Active anti-rolling characteristics of fluid momentum wheel for cylindrical FPSO under wave conditions

Abstract

In complex sea conditions, floating platforms experience unavoidable roll and pitch motions that impact the efficiency and safety of the crew and equipment. To address the application limitations of gyrostabilizer, the fluid momentum wheel (FMW) based on the angular momentum and precession principle is proposed. The motion responses of a cylindrical floating body in the numerical wave tank are compared with those in an experimental tank to verify the accuracy of the numerical method. Additionally, the results for the coupling model of the floating platform and the FMW demonstrate that the FMW can achieve an effective response reduction, which can be up to 99.64 %. Next, the paper explores the anti-rolling characteristics of the FMW by examining various start-up strategies and arrangement locations, which indicate that the strategy of slow linear growth can enhance the anti-rolling stability and reduce costs.

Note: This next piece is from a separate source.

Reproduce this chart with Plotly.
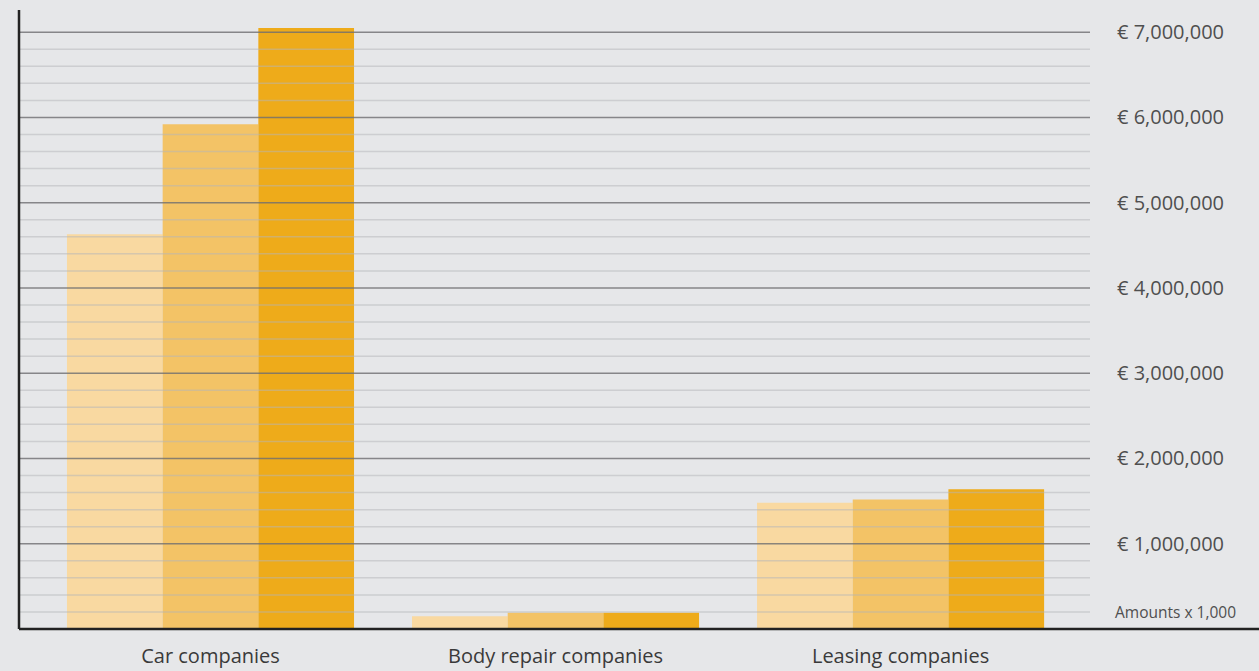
import plotly.graph_objects as go

categories = ["Car companies", "Body repair companies", "Leasing companies"]
series_a = [4630000, 150000, 1480000]
series_b = [5920000, 190000, 1520000]
series_c = [7050000, 190000, 1640000]
colors = ["#f9d9a1", "#f3c366", "#eeab1a"]
major_ticks = [1000000, 2000000, 3000000, 4000000, 5000000, 6000000, 7000000]
major_labels = ["€ 1,000,000", "€ 2,000,000", "€ 3,000,000", "€ 4,000,000",
                "€ 5,000,000", "€ 6,000,000", "€ 7,000,000"]
minor_step = 200000
grid_max = 7000000
y_max = 7260000

FONT = "Open Sans, Noto Sans, sans-serif"
BG = "#e6e7e9"

fig = go.Figure()
for vals, col, name in zip([series_a, series_b, series_c], colors, ["A", "B", "C"]):
    fig.add_trace(go.Bar(x=categories, y=vals, marker=dict(color=col, line=dict(width=0)),
                         name=name, showlegend=False))

shapes = []
v = minor_step
while v <= grid_max + 1:
    is_major = any(abs(v - m) < 1 for m in major_ticks)
    shapes.append(dict(type="line", xref="paper", x0=0, x1=1, yref="y", y0=v, y1=v,
                       layer="above",
                       line=dict(color="rgba(110,110,113,0.8)" if is_major else "rgba(180,181,185,0.5)",
                                 width=1.5)))
    v += minor_step
# axis lines
shapes.append(dict(type="line", xref="paper", x0=0, x1=1.16, yref="paper", y0=0, y1=0,
                   layer="above", line=dict(color="#222222", width=2.5)))
shapes.append(dict(type="line", xref="paper", x0=0, x1=0, yref="paper", y0=0, y1=1,
                   layer="above", line=dict(color="#222222", width=2.5)))

fig.update_layout(
    width=1259, height=671, autosize=False,
    margin=dict(l=19, r=169, t=10, b=42, pad=0),
    paper_bgcolor=BG, plot_bgcolor=BG,
    barmode="group", bargap=0.168, bargroupgap=0,
    font=dict(family=FONT, color="#3c3c3c"),
    shapes=shapes,
    xaxis=dict(type="category", range=[-0.555, 2.549], showgrid=False, showline=False,
               ticks="", tickfont=dict(size=20, color="#3a3a3a"), ticklabelstandoff=13,
               fixedrange=True, automargin=False),
    yaxis=dict(side="right", range=[0, y_max], tickvals=major_ticks, ticktext=major_labels,
               showgrid=False, zeroline=False, showline=False, ticks="",
               tickfont=dict(size=20, color="#4f4f4f"), ticklabelstandoff=26,
               fixedrange=True, automargin=False),
    annotations=[dict(text="Amounts x 1,000", xref="paper", x=1, xanchor="left", xshift=23,
                      yref="y", y=minor_step, yanchor="middle", showarrow=False,
                      font=dict(size=15.5, color="#4f4f4f", family=FONT))],
)

fig.write_html("out.html", config={"displayModeBar": False},
               post_script="document.body.style.margin='0';document.body.style.background='#e6e7e9';")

The arrangement location of FMW has a minor impact on the motion control process, highlighting its advantage in adjusting the center of gravity (COG) of the platform. Finally, the FMW demonstrates good applicability across different COGs and geometric configurations, effectively producing stabilizing effects on classic cylindrical platforms with various parameters. These findings evidence the ability of the FMW to reduce pitch motion responses of floating platforms, providing a basis for its potential application on offshore platforms.